How is This Process Automated Without Any Coding?

Using the ArcGIS ModelBuilder, this be automated up to a point, but not as smoothly as I hoped. The Python script I wrote can be incorporated as a geoprocessing object into a Model, so that went fairly smoothly. Two major difficulties arose. First, there are limitations that make it difficult to set parameters for temporary layers that are contingent on other parameters. Second, I just find the ModelBuilder flunky and inconsistent in general. While everyone did a fantastic job on the first section, there were varying degrees of success automating the process. I recommended to everyone interested to take the Python Scripting for ArcGIS course I am teaching Spring 2008 semester.

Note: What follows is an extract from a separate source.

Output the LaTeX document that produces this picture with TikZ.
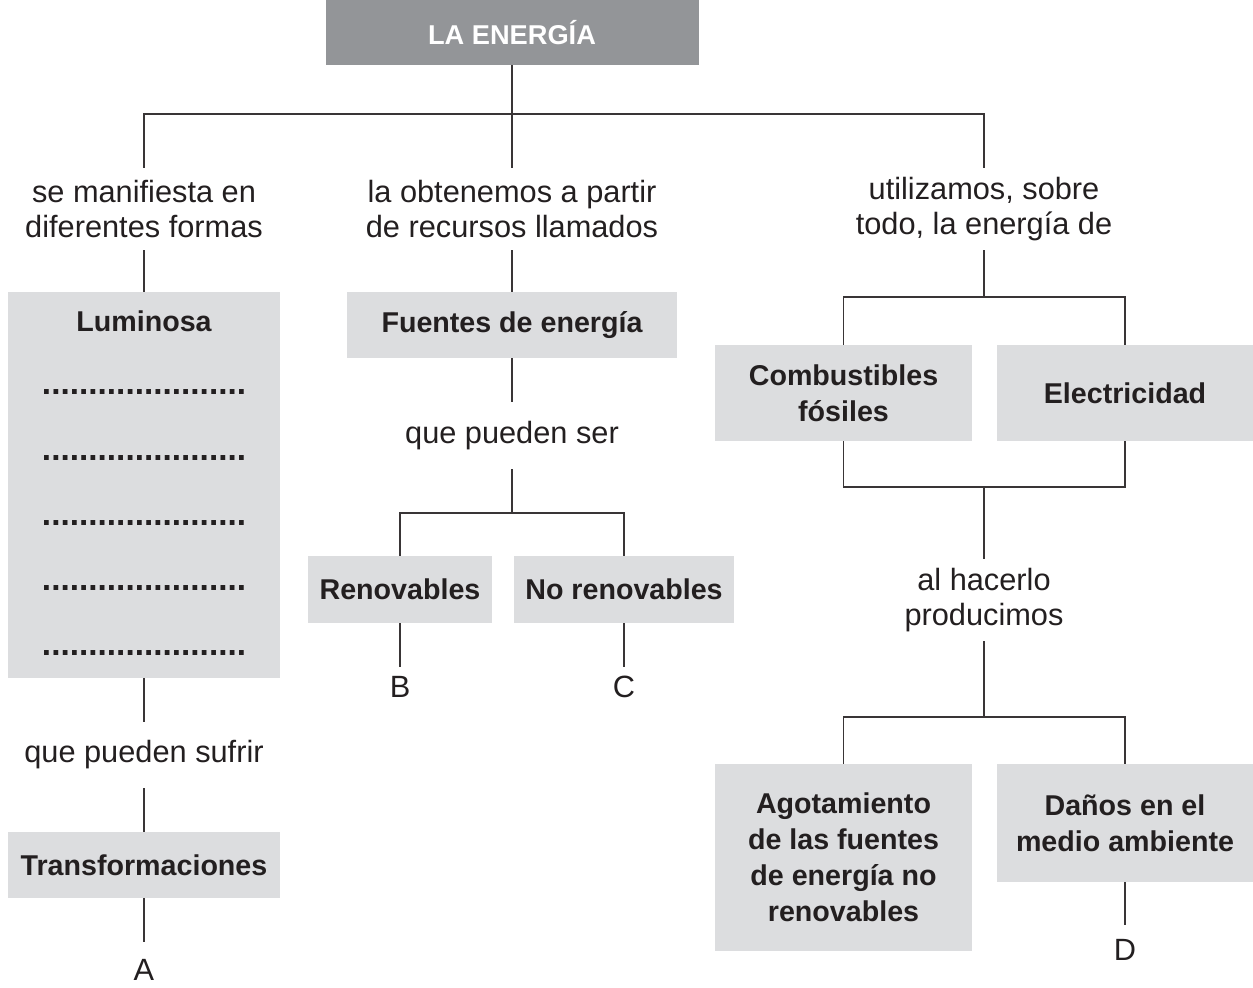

Lot of Work For One Class..What Now?

Yes, initial development on these special courses can be quite exhaustive. I expect to be teaching this course once per year for the foreseeable future and I plan to hold a library workshop this Fall semester showing everyone how GIS can help investors flip houses. If this topic can not get folks into thye library for a workshop, I do not know what will. (Actually, the four workshops held in Spring 2007 semester averaged over 20 attendees each.) This workshop will be part of our GIS Day activities, but this deserves its own post as well.